For instance, if we set $x=0$, the equation becomes $0 = \frac{a_0}{2} + \sum_{n=1}^{\infty} a_n$, since $\cos(0)=1$. If we set $x=\pi$, we get $\pi^2 = \frac{a_0}{2} + \sum_{n=1}^{\infty} a_n (-1)^n$, since $\cos(n\pi)=(-1)^n$. By calculating the coefficients $a_n$ (which involves a straightforward, if tedious, integration), we suddenly find ourselves with an equation that we can solve for the numerical value of an infinite sum, like $\sum_{n=1}^{\infty} \frac{1}{n^2}$ or $\sum_{n=1}^{\infty} \frac{(-1)^n}{n^2}$. The method is incredibly versatile; by choosing a different initial function, like $f(x)=e^x$, we can uncover the values of even more exotic series, connecting them to unexpected constants like $\pi$ and $\sinh(\pi)$.

There is another, deeper way to use this "Rosetta Stone," which relies on the concept of energy. For any function, the integral of its square over an interval, $\int [f(x)]^2 dx$, can be thought of as its total "energy." Parseval's identity tells us something profound: this total energy is simply the sum of the energies of its individual Fourier components. It is the Pythagorean theorem, applied to an infinite-dimensional space of functions! By calculating the "energy" of a simple function like $f(x)=x$ and equating it to the sum of the squares of its Fourier cosine coefficients, we can determine the value of sums like $\sum_{k=0}^{\infty} \frac{1}{(2k+1)^4}$, a result that is very difficult to obtain otherwise.

The world of Fourier series is not just a collection of useful tricks; it has a beautiful and powerful internal structure.

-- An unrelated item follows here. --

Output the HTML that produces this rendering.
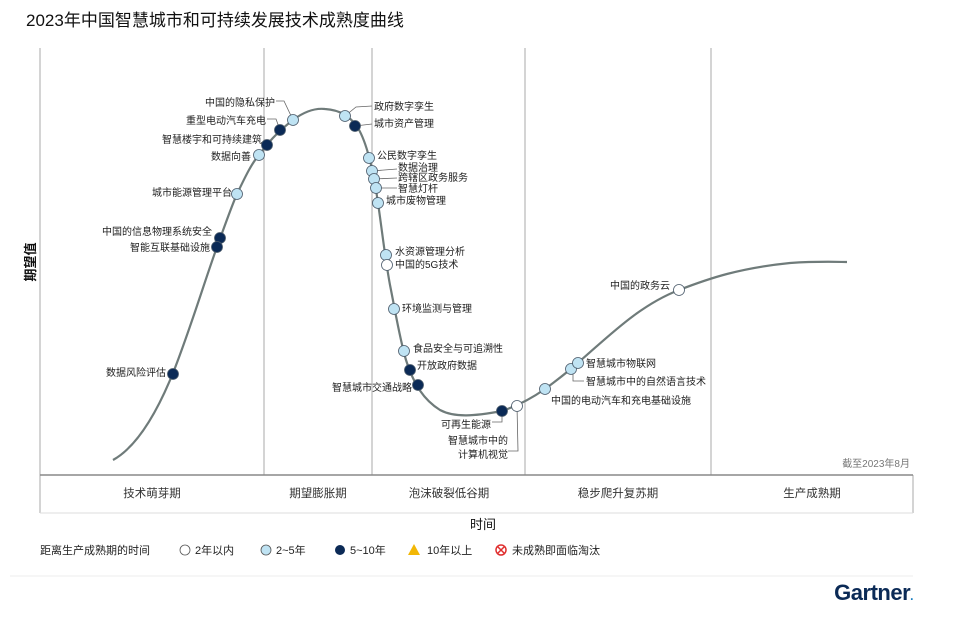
<!DOCTYPE html>
<html><head><meta charset="utf-8"><style>
html,body{margin:0;padding:0;background:#fff;}
svg{display:block;font-family:"Liberation Sans","Noto Sans CJK SC",sans-serif;}
</style></head><body>
<svg width="969" height="622" viewBox="0 0 969 622" xmlns="http://www.w3.org/2000/svg">
<text x="26" y="26" font-size="17" fill="#111">2023年中国智慧城市和可持续发展技术成熟度曲线</text>
<g stroke="#aaa" stroke-width="1">
<line x1="40" y1="48" x2="40" y2="513"/>
<line x1="264" y1="48" x2="264" y2="475"/>
<line x1="372" y1="48" x2="372" y2="475"/>
<line x1="525" y1="48" x2="525" y2="475"/>
<line x1="711" y1="48" x2="711" y2="475"/>
<line x1="913" y1="475" x2="913" y2="513"/>
<line x1="40" y1="513" x2="913" y2="513" stroke="#ddd"/>
<line x1="40" y1="475" x2="913" y2="475" stroke="#888" stroke-width="1.5"/>
<line x1="10" y1="576" x2="913" y2="576" stroke="#eee"/>
</g>
<text transform="translate(35,262) rotate(-90)" font-size="13" font-weight="bold" text-anchor="middle" fill="#111">期望值</text>
<g font-size="11.5" fill="#333" text-anchor="middle">
<text x="152" y="497">技术萌芽期</text><text x="318" y="497">期望膨胀期</text><text x="449" y="497">泡沫破裂低谷期</text><text x="618" y="497">稳步爬升复苏期</text><text x="812" y="497">生产成熟期</text>
</g>
<text x="483" y="529" font-size="13" text-anchor="middle" fill="#111">时间</text>
<text x="910" y="467" font-size="10" text-anchor="end" fill="#777">截至2023年8月</text>
<path d="M113,460 C140,445 160,405 173,373 C190,330 205,280 217,247 C225,225 232,205 237,194 C246,175 252,163 259,155 C268,143 276,133 293,120 C305,111 315,108 325,109 C340,110 350,116 358,128 C368,145 374,175 378,203 C382,230 385,258 390,285 C396,315 400,340 406,360 C414,385 424,400 440,410 C455,418 475,416 502,411 C520,405 535,396 545,389 C560,378 570,370 580,361 C610,335 640,305 679,290 C710,278 740,268 790,263 C820,261 840,262 847,262" fill="none" stroke="#6f7b7a" stroke-width="2.2"/>
<g stroke="#666" stroke-width="0.8" fill="none">
<path d="M276,101 L284,101 L293,120"/>
<path d="M267,119 L276,119 L280,130"/>
<path d="M345,116 L356,107 L372,106"/>
<path d="M355,126 L372,124"/>
<path d="M372,171 L397,169"/><path d="M374,179 L397,178"/><path d="M376,188 L397,188"/>
<path d="M492,422 L502,422 L502,411"/>
<path d="M508,451 L518,451 L517,406"/>
<path d="M573,369 L573,381 L584,381"/>
</g>
<g stroke="#4a5a6a" stroke-width="0.8">
<g fill="#bfe3f3">
<circle cx="293" cy="120" r="5.5"/><circle cx="259" cy="155" r="5.5"/><circle cx="237" cy="194" r="5.5"/>
<circle cx="345" cy="116" r="5.5"/><circle cx="369" cy="158" r="5.5"/><circle cx="372" cy="171" r="5.5"/>
<circle cx="374" cy="179" r="5.5"/><circle cx="376" cy="188" r="5.5"/><circle cx="378" cy="203" r="5.5"/>
<circle cx="386" cy="255" r="5.5"/><circle cx="394" cy="309" r="5.5"/><circle cx="404" cy="351" r="5.5"/>
<circle cx="545" cy="389" r="5.5"/><circle cx="571" cy="369" r="5.5"/><circle cx="578" cy="363" r="5.5"/>
</g>
<g fill="#0b2a56">
<circle cx="280" cy="130" r="5.5"/><circle cx="267" cy="145" r="5.5"/><circle cx="220" cy="238" r="5.5"/>
<circle cx="217" cy="247" r="5.5"/><circle cx="173" cy="374" r="5.5"/><circle cx="355" cy="126" r="5.5"/>
<circle cx="410" cy="370" r="5.5"/><circle cx="418" cy="385" r="5.5"/><circle cx="502" cy="411" r="5.5"/>
</g>
<g fill="#fff">
<circle cx="387" cy="265" r="5.5"/><circle cx="517" cy="406" r="5.5"/><circle cx="679" cy="290" r="5.5"/>
</g>
</g>
<g font-size="10" fill="#222">
<g text-anchor="end">
<text x="275" y="106">中国的隐私保护</text>
<text x="266" y="124">重型电动汽车充电</text>
<text x="262" y="143">智慧楼宇和可持续建筑</text>
<text x="251" y="160">数据向善</text>
<text x="232" y="196">城市能源管理平台</text>
<text x="212" y="235">中国的信息物理系统安全</text>
<text x="210" y="251">智能互联基础设施</text>
<text x="166" y="376">数据风险评估</text>
<text x="412" y="391">智慧城市交通战略</text>
<text x="491" y="428">可再生能源</text>
<text x="508" y="444">智慧城市中的</text>
<text x="508" y="458">计算机视觉</text>
<text x="670" y="289">中国的政务云</text>
</g>
<text x="374" y="110">政府数字孪生</text>
<text x="374" y="127">城市资产管理</text>
<text x="377" y="159">公民数字孪生</text>
<text x="398" y="171">数据治理</text>
<text x="398" y="181">跨辖区政务服务</text>
<text x="398" y="192">智慧灯杆</text>
<text x="386" y="204">城市废物管理</text>
<text x="395" y="255">水资源管理分析</text>
<text x="395" y="268">中国的5G技术</text>
<text x="402" y="312">环境监测与管理</text>
<text x="413" y="352">食品安全与可追溯性</text>
<text x="417" y="369">开放政府数据</text>
<text x="551" y="404">中国的电动汽车和充电基础设施</text>
<text x="586" y="385">智慧城市中的自然语言技术</text>
<text x="586" y="367">智慧城市物联网</text>
</g>
<g font-size="11" fill="#222">
<text x="40" y="554">距离生产成熟期的时间</text>
<circle cx="185" cy="550" r="5" fill="#fff" stroke="#555" stroke-width="0.8"/><text x="195" y="554">2年以内</text>
<circle cx="266" cy="550" r="5" fill="#bfe3f3" stroke="#555" stroke-width="0.8"/><text x="276" y="554">2~5年</text>
<circle cx="340" cy="550" r="5" fill="#0b2a56"/><text x="350" y="554">5~10年</text>
<polygon points="414,544 420,555 408,555" fill="#f2b705"/><text x="427" y="554">10年以上</text>
<circle cx="501" cy="550" r="5" fill="#fff" stroke="#e03030" stroke-width="1.5"/>
<path d="M498,547 L504,553 M504,547 L498,553" stroke="#e03030" stroke-width="1.5"/>
<text x="512" y="554">未成熟即面临淘汰</text>
</g>
<text x="913" y="600" font-size="22" font-weight="bold" text-anchor="end" fill="#0b2a56" letter-spacing="-0.5">Gartner<tspan fill="#1a7fc1" font-size="12">.</tspan></text>
</svg>
</body></html>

The operations of calculus, differentiation and integration, have perfect analogues in the world of Fourier series.

For example, we know from basic calculus that the derivative of an even function is an odd function. A Fourier cosine series represents an even function (since cosine is even). If we formally differentiate this series term-by-term, what do we get? Since the derivative of each $\cos(nx)$ term is a $-\sin(nx)$ term, the new series is a Fourier sine series, which represents an odd function. The abstract rule of calculus is mirrored perfectly in the structure of the series.

The reverse is also true. We can integrate a sine series to obtain a cosine series. This gives us a powerful, alternative way to generate new series. Instead of calculating the cosine series for $f(x)=x^2$ by brute-force integration, we could start with the much simpler sine series for $g(x)=x$, integrate it term-by-term, and with a little care for the constant of integration, arrive at the series for $x^2$. One can even chain these integrations together, moving from the series for $x^2$ to that for $x^3$ and then $x^4$, discovering new series identities at each step.

This web of connections extends even further, linking Fourier series to other great domains of mathematics. Calculating the series for a function like $f(x) = \ln(1 - 2r\cos x + r^2)$ by direct integration is a daunting task. However, a detour through the world of complex numbers makes it almost trivial. By recognizing the argument of the logarithm as the magnitude squared of a complex number, $|1-re^{i x}|^2$, one can use the simple Taylor series for $\ln(1-z)$ to find the Fourier series almost instantly. Once we have such a series in our "toolbox," we can even use it in reverse. Knowing the series expansion for a function allows us to effortlessly evaluate complex-looking definite integrals that contain that function in the integrand.

The most profound connection of all comes from stepping back and asking: why cosines? We said they were "chosen" by the physics of the insulated rod. This idea of a problem having a set of "natural" functions is one of the deepest in all of science. These functions are known as ​​eigenfunctions​​.

An eigenfunction of a mathematical operator (like the second-derivative operator, $\frac{d^2}{dx^2}$) is a function that, when acted upon by the operator, is simply scaled by a constant factor. The function $\cos(kx)$ is an eigenfunction of $\frac{d^2}{dx^2}$ because its second derivative is just $-k^2 \cos(kx)$—the same function, multiplied by the constant $-k^2$.

From this modern perspective, a Fourier cosine series is an expansion of a function in terms of the eigenfunctions of the second-derivative operator with Neumann boundary conditions ($y'(0)=y'(L)=0$). A Fourier sine series, by contrast, is an expansion in the eigenfunctions for the same operator but with Dirichlet boundary conditions ($y(0)=y(L)=0$). They are two different "languages," or bases, for describing functions on an interval. The task of expressing a sine function (a natural mode for a vibrating string pinned at its ends) as a sum of cosines is fundamentally an act of translation from one physical basis to another.

This concept—representing a state as a superposition of fundamental eigenfunctions—is the very heart of quantum mechanics. A particle's wavefunction (its state) can be expressed as a sum of energy eigenfunctions. The possible energies one can measure are the eigenvalues. The Fourier series is, in many ways, our first and most tangible introduction to this powerful idea that shapes our entire modern understanding of the physical world.

From the simple cooling of a metal bar to the baffling rules of the quantum realm, the humble cosine series reveals its power and ubiquity. It is a testament to the remarkable unity of mathematics and science, where a single, elegant idea can echo through field after field, weaving them all into a single, coherent, and beautiful tapestry.